Monday, January 25, 2010

Dining with Sheharazade: Medieval Middle Eastern Cuisine

Did you know that there are more cooking books in Arabic before 1400 than in all other languages combined?  I didn't, but I cannot say that I am surprised given how finicky Middle Easterners are about the food they eat. This and many other tantalizing tidbits appear in Medieval Cooking in the Islamic World by the Tunisian author Lilia Zaouali. It is a short, fascinating whirlwind tour of our culinary heritage.

The oldest Arabic cookbook titled Kitab al-Tabikh, dates from the 10th century and was penned by Ibn Sayyar al-Warraq and included recipes from the 8th and 9th century Caliphs and members of their court. The influences and complexities of Medieval Islamic cuisine grew predictably as the geographic reach of the Islamic world expanded.  Expanding Northward from the Arabian peninsula, Arab cooking was infused with Persian influences as well as those of the Aramaic speaking Christians of Syria and Iraq.  Moving Westward, Arabs brought Near Eastern recipes to North Africa and Andalusia but also adopted Berber and Iberian influences.  With the Arrival of the Ottomans, the cuisine of the Eastern and Western Islamic world grew apart with the Near Eastern cuisine becoming heavily influenced by Turkish culinary traditions.  Paradoxically, however, some of the more ancient common recipes, lost in the East are preserved in the Maghreb.

The history of the development of a particular cuisine also provides a window into the societal and political workings of the era. There seems to have been a distinct preoccupation with the health aspects of particular foods with many physicians of the era, Muslim Jewish and Christian writing about the benefits and harmful effects of certain foods. Eggplant, for example, with its bitter taste was considered unhealthy and did not become part of the cuisine until someone figured out that salting the eggplants before cooking took the bitterness out. The importance of hygeine in cooking also emphasized as way to ward off fevers. Cooking pots had to be scrubbed clean and cooks were advised not to cut their vegetables on board used to cut uncooked meat.  Surprisingly, some of the cookbooks even included recipes for making wine and beer.  At different periods in the medieval Islamic world alcohol consumption was tolerated though overindulgence was considered unacceptable.  I remember, as a child, asking my father about references to Khamr  in old Arabic texts or poems I read; he would invariably and disengenuously tell me that it really referred to grape juice. 

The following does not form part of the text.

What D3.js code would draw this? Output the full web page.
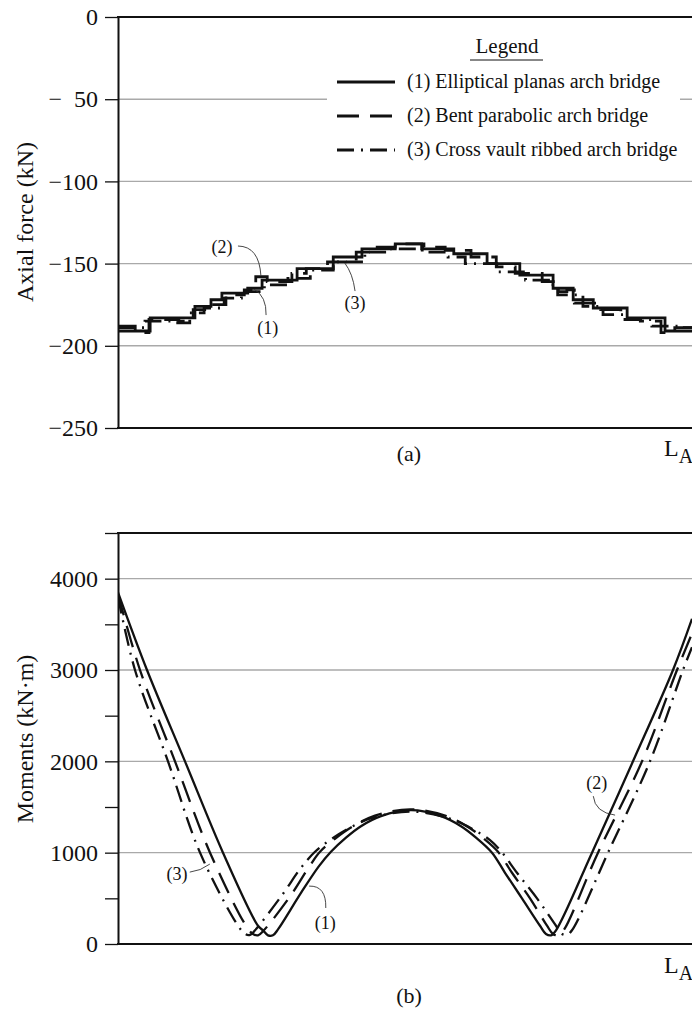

The book also includes 174 recipes divided into medieval recipes and modern recipes, the latter being mostly Maghrebi dishes, that can be traced back to medieval ones. Most sound delicious and have combinations of sweet and savory that is no longer common in today's Middle Eastern cuisine -except, perhaps in Maghrebi cooking. Also, there was widespread use of fermented sauces, akin to soy sauce or Asian fish sauces, in medieval recipes that, to my knowledge, are no longer used. Despite the differences, there remains some commonalities: the heavy use of nuts, pomegranate, lemon and the frequent use of cinammon and other spices. Some recipes like Beef with rosebuds sound intriguing while others, like the one detailed here, sound ominous:
Fish Drowned in Grape Juice:
Take a large fish. Put in black grape juice in a vessel deep enough for it to be completely immersed. It will thrash about and swallow the juice until its body is filled with it.  When the level of the juice goes down and the belly and gills are saturated with it, remove the fish, clean it and cook it on the grill...

Sounds cruel, but I guess it is not any worse than throwing a live lobster into scalding water.

Perhaps the most suprising thing is how few medieval recipes survive.  Though some of the names sound very familiar, the medieval recipes are often totally different than their modern namesakes.  It should come as a surprise, the food we eat is influenced by the times we live in.  Recipes for the same dishes evolve over time with changes in tastes and introduction of new ingredients -like the tomato- not available in medieval times. Witness, for example, the demise of the use of samneh (clarified butter) in favor of vegetable oil. Samneh was considered so important that a scandal over tainted samneh once toppled a government in Syria. Moreover, even at any given time recipes for the same dish vary tremendously from family to family and from town to town, each thinking their recipe is the ultimate, immutable version for that particular dish.